Anlamadığım siyasi partiler sorun çıkarmak için değil sorunları çözmek için kurulurlar fakat bazı partiler neden? Bu süreci baltalamaya çalışıyorlar ve mevcut hükümeti kıskanıyorlar. Bu durumdan şunu çıkarmak mümkün, demek ki madalyonun diğer yüzünde Türkiyede barış, refah istemiyorlar. Türkiyenin kalkınmasını bölgede belirleyici güç olmasını hiç istemiyorlar. Oysa seçim meydanlarında terör belasından kurtulmak için verilen sözler atılan nutuklar hepsi yalanmış ve halkı kandırmışlar.
Birileri asmaktan kesmekten nutuklar atarken, bir diğeri ise değişkenliği ile ne dediğini bilmez bir tavırla ortalığı karıştırmaktadır. Nihayetinde Silivri de sözde adalet istiyoruz diye, Milletvekillerinin öncülüğünde yoldaşları ile birlikte terör estirerek mahkeme basıp duruşmayı erteletmişlerdir. Böyle bir şey Türkiyede ilk kez yaşanıyor ve bu talihsiz olay tarihe kara leke olarak geçecektir. Hem barıştan söz ediyorlar hem de terör estiriyorlar.
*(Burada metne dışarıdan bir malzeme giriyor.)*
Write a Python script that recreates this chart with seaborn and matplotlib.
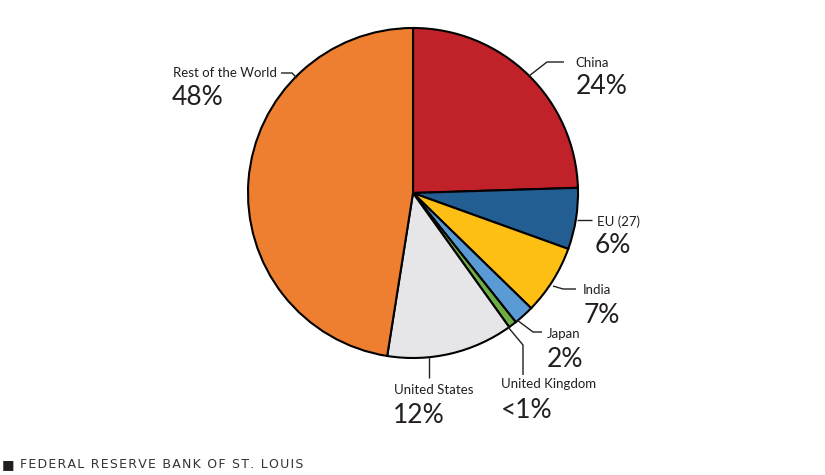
import matplotlib
matplotlib.use("Agg")
import matplotlib.pyplot as plt
import seaborn as sns
import numpy as np

# ---- data ----
categories = ["China", "EU (27)", "India", "Japan", "United Kingdom", "United States", "Rest of the World"]
shares = [24.5, 6.0, 6.8, 2.0, 0.8, 12.4, 47.5]
pct_labels = ["24%", "6%", "7%", "2%", "<1%", "12%", "48%"]
colors = ["#C1222A", "#235E92", "#FDBF14", "#5B9BD5", "#6DAE45", "#E6E6E8", "#EE7F30"]
footer_text = "FEDERAL RESERVE BANK OF ST. LOUIS"

sns.set_theme(style="white")
plt.rcParams["font.family"] = ["Lato", "DejaVu Sans"]

W, H = 825, 475
fig = plt.figure(figsize=(W / 100, H / 100), dpi=100)
ax = fig.add_axes([0, 0, 1, 1])

def P(x, y):
    return (x, H - y)

cx, cy = P(413, 193)
R = 165
ax.pie(shares, colors=colors, startangle=90, counterclock=False,
       center=(cx, cy), radius=R,
       wedgeprops=dict(edgecolor="black", linewidth=1.5))
ax.set_xlim(0, W)
ax.set_ylim(0, H)
ax.set_aspect("equal")
ax.axis("off")

txt = "#231F20"
layout = {
    "China": dict(line=[(529, 76), (547, 62), (564, 62)], name=(575, 67), pct=(576, 94)),
    "EU (27)": dict(line=[(577, 220), (592, 220)], name=(597, 226), pct=(595, 253)),
    "India": dict(line=[(553, 286), (563, 289), (576, 289)], name=(583, 294), pct=(584, 323)),
    "Japan": dict(line=[(517, 320), (533, 332), (542, 332)], name=(547, 338), pct=(547, 367)),
    "United Kingdom": dict(line=[(508, 327), (523, 345), (523, 375)], name=(501, 388), pct=(501, 418)),
    "United States": dict(line=[(429, 357), (429, 378)], name=(394, 394), pct=(393, 423)),
    "Rest of the World": dict(line=[(281, 73), (292, 73), (297, 78)], name=(173, 77), pct=(172, 105)),
}

for cat, pct in zip(categories, pct_labels):
    L = layout[cat]
    pts = [P(x, y) for x, y in L["line"]]
    ax.plot([p[0] for p in pts], [p[1] for p in pts], color="#231F20", lw=1.0,
            solid_capstyle="butt", zorder=5)
    ax.text(*P(*L["name"]), cat, ha="left", va="baseline", fontsize=9.5, color=txt)
    ax.text(*P(*L["pct"]), pct, ha="left", va="baseline", fontsize=19, color=txt)

# footer with letter spacing
ax.text(*P(2, 468), "\u25A0", ha="left", va="baseline", fontsize=9.5, color="#231F20",
        family=["DejaVu Sans"])
spaced = "\u200a".join(footer_text)
ax.text(*P(20, 468), spaced, ha="left", va="baseline", fontsize=9, color="#333333",
        family=["DejaVu Sans"])

fig.savefig("out.png", dpi=100)
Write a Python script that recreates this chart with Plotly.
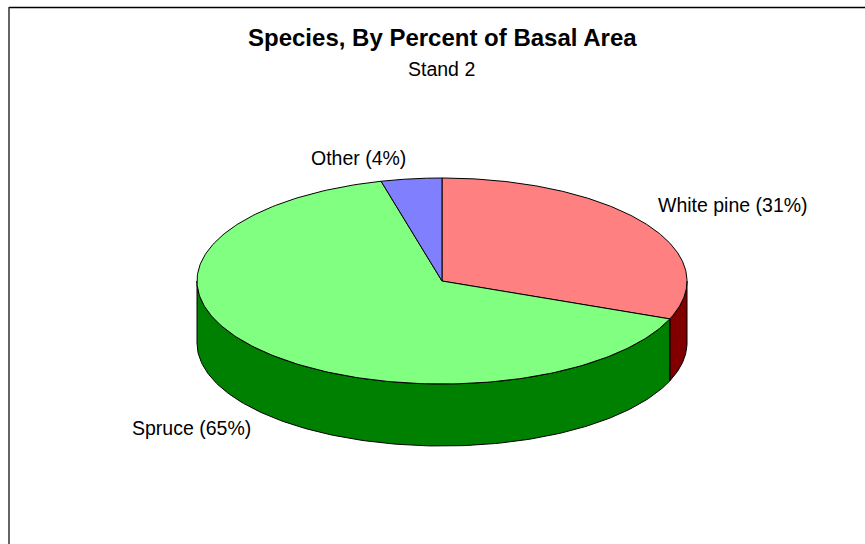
import numpy as np
import plotly.graph_objects as go

labels = ["White pine", "Spruce", "Other"]
shares = [31, 65, 4]
top_colors = ["#ff8080", "#80ff80", "#8080ff"]
side_colors = ["#800000", "#008000", "#000080"]
label_x = [733, 191, 358.5]
label_y = [205, 428, 158]

CX, CY, RX, RY, DEPTH = 442, 281, 245, 103, 62
W, H = 865, 544


def ell(t, dy=0):
    # t = clockwise angle from the top, degrees
    r = np.radians(t)
    return CX + RX * np.sin(r), CY - RY * np.cos(r) + dy


fig = go.Figure()

# slice angles from the values
edges = np.concatenate([[0], np.cumsum(shares)]) * 3.6

# side walls (only the front half, clockwise angle 90..270 is visible)
for i in range(len(shares)):
    a, b = max(edges[i], 90), min(edges[i + 1], 270)
    if b <= a:
        continue
    t = np.linspace(a, b, 160)
    x1, y1 = ell(t)
    x2, y2 = ell(t[::-1], DEPTH)
    fig.add_trace(go.Scatter(
        x=np.r_[x1, x2, x1[0]], y=np.r_[y1, y2, y1[0]], mode="lines",
        fill="toself", fillcolor=side_colors[i],
        line=dict(color="#000000", width=1), hoverinfo="skip", showlegend=False))

# top faces
for i in range(len(shares)):
    t = np.linspace(edges[i], edges[i + 1], 240)
    x, y = ell(t)
    fig.add_trace(go.Scatter(
        x=np.r_[CX, x, CX], y=np.r_[CY, y, CY], mode="lines",
        fill="toself", fillcolor=top_colors[i],
        line=dict(color="#000000", width=1), name=labels[i],
        hoverinfo="skip", showlegend=False))

annotations = [
    dict(x=label_x[i], y=label_y[i], text=f"{labels[i]} ({shares[i]}%)",
         showarrow=False, xref="x", yref="y", xanchor="center", yanchor="middle",
         font=dict(family="Liberation Sans", size=19.5, color="#000000"))
    for i in range(len(shares))
]
annotations += [
    dict(x=CX, y=37, text="<b>Species, By Percent of Basal Area</b>", showarrow=False,
         xref="x", yref="y", xanchor="center", yanchor="middle",
         font=dict(family="Liberation Sans", size=24, color="#000000")),
    dict(x=441, y=69, text="Stand 2", showarrow=False,
         xref="x", yref="y", xanchor="center", yanchor="middle",
         font=dict(family="Liberation Sans", size=19.5, color="#000000")),
]

fig.update_layout(
    width=W, height=H, margin=dict(l=0, r=0, t=0, b=0, pad=0),
    paper_bgcolor="#ffffff", plot_bgcolor="#ffffff",
    xaxis=dict(range=[0, W], visible=False, fixedrange=True),
    yaxis=dict(range=[H, 0], visible=False, fixedrange=True),
    annotations=annotations,
    shapes=[
        dict(type="line", xref="x", yref="y", x0=9, y0=7.5, x1=W, y1=7.5,
             line=dict(color="#000000", width=1.5)),
        dict(type="line", xref="x", yref="y", x0=9, y0=7, x1=9, y1=H,
             line=dict(color="#303030", width=1.5)),
    ],
)

fig.write_html("out.html", config=dict(displayModeBar=False),
               post_script="document.body.style.margin='0';document.documentElement.style.overflow='hidden';")
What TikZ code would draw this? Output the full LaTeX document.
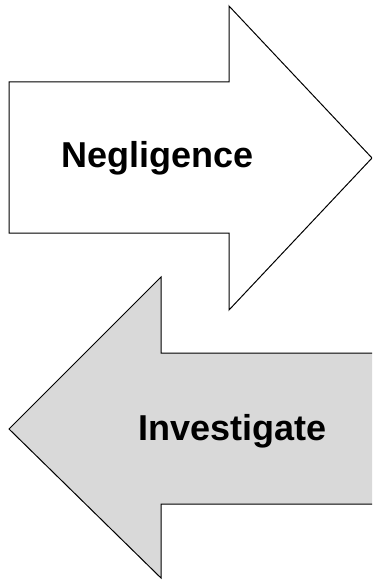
\documentclass[tikz,border=0pt]{standalone}
\usepackage{fontspec}
\setmainfont{Liberation Sans}
\usetikzlibrary{positioning}
\definecolor{arrowgray}{HTML}{D9D9D9}

\begin{document}
\begin{tikzpicture}[x=1pt,y=-1pt]
  \useasboundingbox (0,0) rectangle (372,580);
  \clip (0,0) rectangle (372,580);
  % right arrow
  \draw[line width=1pt,fill=white] (9,82) -- (229,82) -- (229,6) -- (372,158)
    -- (229,310) -- (229,233) -- (9,233) -- cycle;
  % left arrow, body runs off the right edge
  \draw[line width=1pt,fill=arrowgray] (373,353) -- (161,353) -- (161,277)
    -- (9,429) -- (161,578) -- (161,504) -- (373,504);
  \node[font=\bfseries\fontsize{36}{40}\selectfont] (negl) at (157.5,158) {Negligence};
  \node[font=\bfseries\fontsize{36}{40}\selectfont] (inv) at (232.5,431) {Investigate};
\end{tikzpicture}
\end{document}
Pek de akil olmayan bu davranışlar bir an önce son bulur. Ama halk bunu görüyor unutmayacak ve gerekeni sandıkta yapacaktır. Umarım.
Osmanlı döneminde de akil insanlar oluşumuna benzer bir oluşum oluşturulmuş. İsmi de AHALİ-İ İSLAMİYYE 1895 yılında 400 İslam halkından kanaat önderlerinden oluşan bir sivil akil harekâtı oluşturulmuş ve güzel sonuçlar alınmış. Tek farkı onlar kendileri harekete geçip halkı birlik ve beraberliğe davet etmişler. Milli gazeteden aldığım önemli gördüğüm kısımları aynen aktarıyorum.
Bölgede cirit atan ajanlar Osmanlı zamanında da faaliyetteydi. İşte 118 yıl önceki reçete: TÜRK, KÜRT, ARAP YOK, İSLAM MİLLETİ VAR!
Türkiyenin bugün oluşturduğu 63 Akil Adama karşılık 1895 yılında Güneydoğuda 400 önde gelen isim toplanmıştı. Osmanlının son döneminde Fransız İhtilâlinin tetiklediği etnik milliyetçilik Güneydoğuda da yeşertilmeye çalışılıyordu. Avrupa kaynaklı bu ayrıştırma faaliyetlerine ise, Doğu ve Güneydoğuda yoğun faaliyet gösteren misyonerler eliyle bölgedeki etnik unsurlardan başta Ermenilerin taşkınlıklarına karşı, sonrasında da Osmanlı Halifesine ve ardından da Türk, Kürt, Arap diğer etnik kimlikleri ön plana çıkartıp, birbirine karşı kışkırtma çabalarına karşı Diyarbakırda toplanan 400 Akil Adam Ahali-i İslâm(İslam Halkı) vurgusuyla cevap verdi.
1895 yılındaki tarihi deklarasyonun söz konusu yıllardaki olaylarda bütün Güneydoğu insanının gerçek hissiyatına tercüman olmuştur. 400 önde gelen insanın, Türk, Kürt, Arap, Çeçen, Çerkez, Türkmen yerine, İslâm kardeşliği çerçevesinde kendilerini Ahali-i İslâmiyye olarak ifade etmeleri dikkat çekiyor. Deklarasyonun bir diğer önemli özelliği ise bugünkünün aksine, devletin veya mevcut iktidarın oluşturduğu bir liste olmayıp, tamamen sivil, bölgedeki yönetici, âlim ve önde gelen isimlerin dışarıdan bir etkiyle değil, tamamıyla kendi akıl ve inisiyatifleriyle bir araya gelmesi ve çözümlerini sunmuş olmalarıdır.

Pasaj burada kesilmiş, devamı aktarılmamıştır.